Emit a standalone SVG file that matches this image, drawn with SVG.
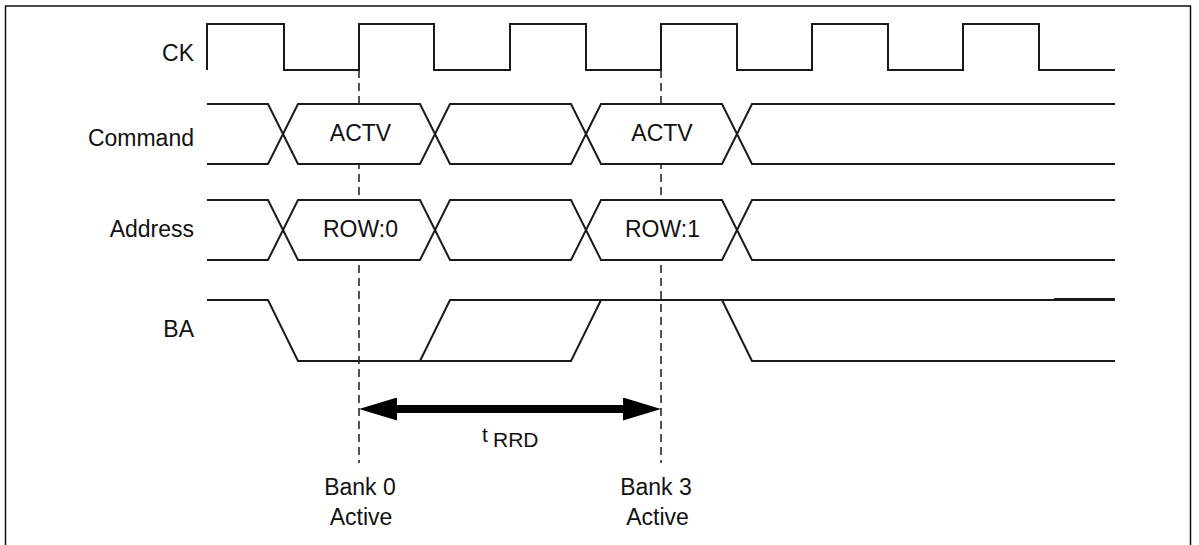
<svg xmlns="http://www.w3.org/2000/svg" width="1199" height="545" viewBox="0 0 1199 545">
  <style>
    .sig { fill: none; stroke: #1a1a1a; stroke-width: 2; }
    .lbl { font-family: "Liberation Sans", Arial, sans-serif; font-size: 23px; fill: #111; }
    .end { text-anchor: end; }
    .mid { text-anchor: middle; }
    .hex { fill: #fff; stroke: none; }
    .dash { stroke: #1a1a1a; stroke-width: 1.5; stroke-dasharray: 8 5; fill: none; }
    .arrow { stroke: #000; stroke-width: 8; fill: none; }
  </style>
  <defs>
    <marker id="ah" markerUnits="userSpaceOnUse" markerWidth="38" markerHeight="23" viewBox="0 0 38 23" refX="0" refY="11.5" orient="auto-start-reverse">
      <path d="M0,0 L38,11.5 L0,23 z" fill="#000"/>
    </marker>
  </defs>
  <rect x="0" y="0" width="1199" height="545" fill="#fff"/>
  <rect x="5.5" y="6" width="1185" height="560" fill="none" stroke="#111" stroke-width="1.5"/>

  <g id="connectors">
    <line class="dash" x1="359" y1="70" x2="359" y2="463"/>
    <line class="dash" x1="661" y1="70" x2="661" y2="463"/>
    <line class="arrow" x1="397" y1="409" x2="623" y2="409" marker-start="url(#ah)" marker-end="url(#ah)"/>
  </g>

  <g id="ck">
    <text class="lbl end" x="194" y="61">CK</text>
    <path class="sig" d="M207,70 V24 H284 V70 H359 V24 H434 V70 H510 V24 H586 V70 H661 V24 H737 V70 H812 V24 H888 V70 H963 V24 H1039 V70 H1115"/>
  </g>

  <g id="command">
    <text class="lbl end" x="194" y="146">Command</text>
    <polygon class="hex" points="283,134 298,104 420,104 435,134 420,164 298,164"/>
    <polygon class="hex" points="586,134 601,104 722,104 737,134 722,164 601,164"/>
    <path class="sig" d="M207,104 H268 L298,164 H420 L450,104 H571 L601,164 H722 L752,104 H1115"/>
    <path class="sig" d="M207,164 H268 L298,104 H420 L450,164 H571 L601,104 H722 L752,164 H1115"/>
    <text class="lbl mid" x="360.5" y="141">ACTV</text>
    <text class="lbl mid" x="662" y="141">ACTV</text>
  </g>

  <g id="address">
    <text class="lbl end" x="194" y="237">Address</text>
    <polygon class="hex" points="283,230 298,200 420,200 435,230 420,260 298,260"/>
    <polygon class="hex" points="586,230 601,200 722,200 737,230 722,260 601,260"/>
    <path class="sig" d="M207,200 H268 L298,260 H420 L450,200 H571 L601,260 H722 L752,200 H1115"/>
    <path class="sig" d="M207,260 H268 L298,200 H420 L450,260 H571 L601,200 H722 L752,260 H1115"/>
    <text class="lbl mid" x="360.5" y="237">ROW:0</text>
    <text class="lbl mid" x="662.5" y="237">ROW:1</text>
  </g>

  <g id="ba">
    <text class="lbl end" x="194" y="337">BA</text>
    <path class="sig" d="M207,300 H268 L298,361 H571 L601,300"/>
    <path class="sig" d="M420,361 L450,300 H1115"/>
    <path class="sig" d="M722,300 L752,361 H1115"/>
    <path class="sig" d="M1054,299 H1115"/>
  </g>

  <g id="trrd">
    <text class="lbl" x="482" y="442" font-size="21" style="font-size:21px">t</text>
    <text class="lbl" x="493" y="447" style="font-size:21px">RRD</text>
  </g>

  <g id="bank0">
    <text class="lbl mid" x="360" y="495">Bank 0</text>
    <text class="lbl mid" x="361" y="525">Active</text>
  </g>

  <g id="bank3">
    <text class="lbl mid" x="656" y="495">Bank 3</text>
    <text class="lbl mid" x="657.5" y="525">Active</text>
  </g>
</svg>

------------------------

◆ Exercise brief
Reproduce the material above in full and without alteration, but skip all pictures.

◆ Answer for this exercise
Emit a standalone SVG file that matches this image, drawn with SVG.
<svg xmlns="http://www.w3.org/2000/svg" width="1199" height="545" viewBox="0 0 1199 545">
  <style>
    .sig { fill: none; stroke: #1a1a1a; stroke-width: 2; }
    .lbl { font-family: "Liberation Sans", Arial, sans-serif; font-size: 23px; fill: #111; }
    .end { text-anchor: end; }
    .mid { text-anchor: middle; }
    .hex { fill: #fff; stroke: none; }
    .dash { stroke: #1a1a1a; stroke-width: 1.5; stroke-dasharray: 8 5; fill: none; }
    .arrow { stroke: #000; stroke-width: 8; fill: none; }
  </style>
  <defs>
    <marker id="ah" markerUnits="userSpaceOnUse" markerWidth="38" markerHeight="23" viewBox="0 0 38 23" refX="0" refY="11.5" orient="auto-start-reverse">
      <path d="M0,0 L38,11.5 L0,23 z" fill="#000"/>
    </marker>
  </defs>
  <rect x="0" y="0" width="1199" height="545" fill="#fff"/>
  <rect x="5.5" y="6" width="1185" height="560" fill="none" stroke="#111" stroke-width="1.5"/>

  <g id="connectors">
    <line class="dash" x1="359" y1="70" x2="359" y2="463"/>
    <line class="dash" x1="661" y1="70" x2="661" y2="463"/>
    <line class="arrow" x1="397" y1="409" x2="623" y2="409" marker-start="url(#ah)" marker-end="url(#ah)"/>
  </g>

  <g id="ck">
    <text class="lbl end" x="194" y="61">CK</text>
    <path class="sig" d="M207,70 V24 H284 V70 H359 V24 H434 V70 H510 V24 H586 V70 H661 V24 H737 V70 H812 V24 H888 V70 H963 V24 H1039 V70 H1115"/>
  </g>

  <g id="command">
    <text class="lbl end" x="194" y="146">Command</text>
    <polygon class="hex" points="283,134 298,104 420,104 435,134 420,164 298,164"/>
    <polygon class="hex" points="586,134 601,104 722,104 737,134 722,164 601,164"/>
    <path class="sig" d="M207,104 H268 L298,164 H420 L450,104 H571 L601,164 H722 L752,104 H1115"/>
    <path class="sig" d="M207,164 H268 L298,104 H420 L450,164 H571 L601,104 H722 L752,164 H1115"/>
    <text class="lbl mid" x="360.5" y="141">ACTV</text>
    <text class="lbl mid" x="662" y="141">ACTV</text>
  </g>

  <g id="address">
    <text class="lbl end" x="194" y="237">Address</text>
    <polygon class="hex" points="283,230 298,200 420,200 435,230 420,260 298,260"/>
    <polygon class="hex" points="586,230 601,200 722,200 737,230 722,260 601,260"/>
    <path class="sig" d="M207,200 H268 L298,260 H420 L450,200 H571 L601,260 H722 L752,200 H1115"/>
    <path class="sig" d="M207,260 H268 L298,200 H420 L450,260 H571 L601,200 H722 L752,260 H1115"/>
    <text class="lbl mid" x="360.5" y="237">ROW:0</text>
    <text class="lbl mid" x="662.5" y="237">ROW:1</text>
  </g>

  <g id="ba">
    <text class="lbl end" x="194" y="337">BA</text>
    <path class="sig" d="M207,300 H268 L298,361 H571 L601,300"/>
    <path class="sig" d="M420,361 L450,300 H1115"/>
    <path class="sig" d="M722,300 L752,361 H1115"/>
    <path class="sig" d="M1054,299 H1115"/>
  </g>

  <g id="trrd">
    <text class="lbl" x="482" y="442" font-size="21" style="font-size:21px">t</text>
    <text class="lbl" x="493" y="447" style="font-size:21px">RRD</text>
  </g>

  <g id="bank0">
    <text class="lbl mid" x="360" y="495">Bank 0</text>
    <text class="lbl mid" x="361" y="525">Active</text>
  </g>

  <g id="bank3">
    <text class="lbl mid" x="656" y="495">Bank 3</text>
    <text class="lbl mid" x="657.5" y="525">Active</text>
  </g>
</svg>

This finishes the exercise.